Repeat every line of the data exactly, but not the pictures.

:: Data lines

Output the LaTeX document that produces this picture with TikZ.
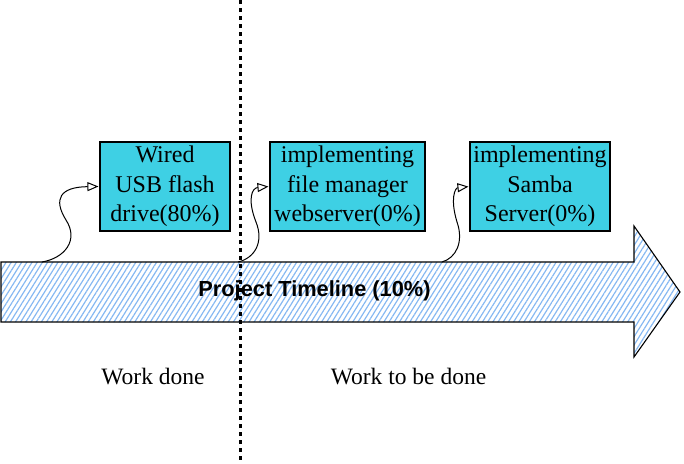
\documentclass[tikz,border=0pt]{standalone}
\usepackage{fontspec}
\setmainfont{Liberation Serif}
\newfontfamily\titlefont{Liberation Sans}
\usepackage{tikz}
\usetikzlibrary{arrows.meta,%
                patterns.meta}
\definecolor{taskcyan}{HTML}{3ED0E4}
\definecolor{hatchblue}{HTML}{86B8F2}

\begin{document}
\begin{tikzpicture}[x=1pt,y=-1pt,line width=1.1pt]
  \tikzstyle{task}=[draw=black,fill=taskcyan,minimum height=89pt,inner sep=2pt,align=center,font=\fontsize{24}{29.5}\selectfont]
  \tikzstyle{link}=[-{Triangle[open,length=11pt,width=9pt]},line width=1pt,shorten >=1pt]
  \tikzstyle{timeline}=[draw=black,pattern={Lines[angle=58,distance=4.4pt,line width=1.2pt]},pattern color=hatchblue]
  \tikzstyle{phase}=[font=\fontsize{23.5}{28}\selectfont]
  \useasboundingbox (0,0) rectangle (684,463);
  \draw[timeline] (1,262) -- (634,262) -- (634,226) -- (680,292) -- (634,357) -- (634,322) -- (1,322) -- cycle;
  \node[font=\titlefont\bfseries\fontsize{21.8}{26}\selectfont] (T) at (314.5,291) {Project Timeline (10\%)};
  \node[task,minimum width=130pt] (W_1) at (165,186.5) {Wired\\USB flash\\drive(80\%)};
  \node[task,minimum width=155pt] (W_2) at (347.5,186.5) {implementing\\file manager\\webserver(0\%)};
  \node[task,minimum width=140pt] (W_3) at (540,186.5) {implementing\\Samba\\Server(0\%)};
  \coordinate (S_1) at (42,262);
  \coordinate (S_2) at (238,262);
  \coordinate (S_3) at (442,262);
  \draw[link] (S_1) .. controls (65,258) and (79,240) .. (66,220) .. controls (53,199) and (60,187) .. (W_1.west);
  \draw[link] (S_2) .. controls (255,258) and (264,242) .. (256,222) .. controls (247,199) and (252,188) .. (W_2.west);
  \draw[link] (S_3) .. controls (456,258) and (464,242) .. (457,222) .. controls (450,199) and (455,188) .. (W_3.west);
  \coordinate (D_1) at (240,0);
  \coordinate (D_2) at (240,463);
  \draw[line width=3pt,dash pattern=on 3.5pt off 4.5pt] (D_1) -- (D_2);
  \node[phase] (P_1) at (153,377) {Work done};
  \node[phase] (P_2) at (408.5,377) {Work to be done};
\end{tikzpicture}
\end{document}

::::

**Response to the exercise:**
Output the LaTeX document that produces this picture with TikZ.
\documentclass[tikz,border=0pt]{standalone}
\usepackage{fontspec}
\setmainfont{Liberation Serif}
\newfontfamily\titlefont{Liberation Sans}
\usepackage{tikz}
\usetikzlibrary{arrows.meta,%
                patterns.meta}
\definecolor{taskcyan}{HTML}{3ED0E4}
\definecolor{hatchblue}{HTML}{86B8F2}

\begin{document}
\begin{tikzpicture}[x=1pt,y=-1pt,line width=1.1pt]
  \tikzstyle{task}=[draw=black,fill=taskcyan,minimum height=89pt,inner sep=2pt,align=center,font=\fontsize{24}{29.5}\selectfont]
  \tikzstyle{link}=[-{Triangle[open,length=11pt,width=9pt]},line width=1pt,shorten >=1pt]
  \tikzstyle{timeline}=[draw=black,pattern={Lines[angle=58,distance=4.4pt,line width=1.2pt]},pattern color=hatchblue]
  \tikzstyle{phase}=[font=\fontsize{23.5}{28}\selectfont]
  \useasboundingbox (0,0) rectangle (684,463);
  \draw[timeline] (1,262) -- (634,262) -- (634,226) -- (680,292) -- (634,357) -- (634,322) -- (1,322) -- cycle;
  \node[font=\titlefont\bfseries\fontsize{21.8}{26}\selectfont] (T) at (314.5,291) {Project Timeline (10\%)};
  \node[task,minimum width=130pt] (W_1) at (165,186.5) {Wired\\USB flash\\drive(80\%)};
  \node[task,minimum width=155pt] (W_2) at (347.5,186.5) {implementing\\file manager\\webserver(0\%)};
  \node[task,minimum width=140pt] (W_3) at (540,186.5) {implementing\\Samba\\Server(0\%)};
  \coordinate (S_1) at (42,262);
  \coordinate (S_2) at (238,262);
  \coordinate (S_3) at (442,262);
  \draw[link] (S_1) .. controls (65,258) and (79,240) .. (66,220) .. controls (53,199) and (60,187) .. (W_1.west);
  \draw[link] (S_2) .. controls (255,258) and (264,242) .. (256,222) .. controls (247,199) and (252,188) .. (W_2.west);
  \draw[link] (S_3) .. controls (456,258) and (464,242) .. (457,222) .. controls (450,199) and (455,188) .. (W_3.west);
  \coordinate (D_1) at (240,0);
  \coordinate (D_2) at (240,463);
  \draw[line width=3pt,dash pattern=on 3.5pt off 4.5pt] (D_1) -- (D_2);
  \node[phase] (P_1) at (153,377) {Work done};
  \node[phase] (P_2) at (408.5,377) {Work to be done};
\end{tikzpicture}
\end{document}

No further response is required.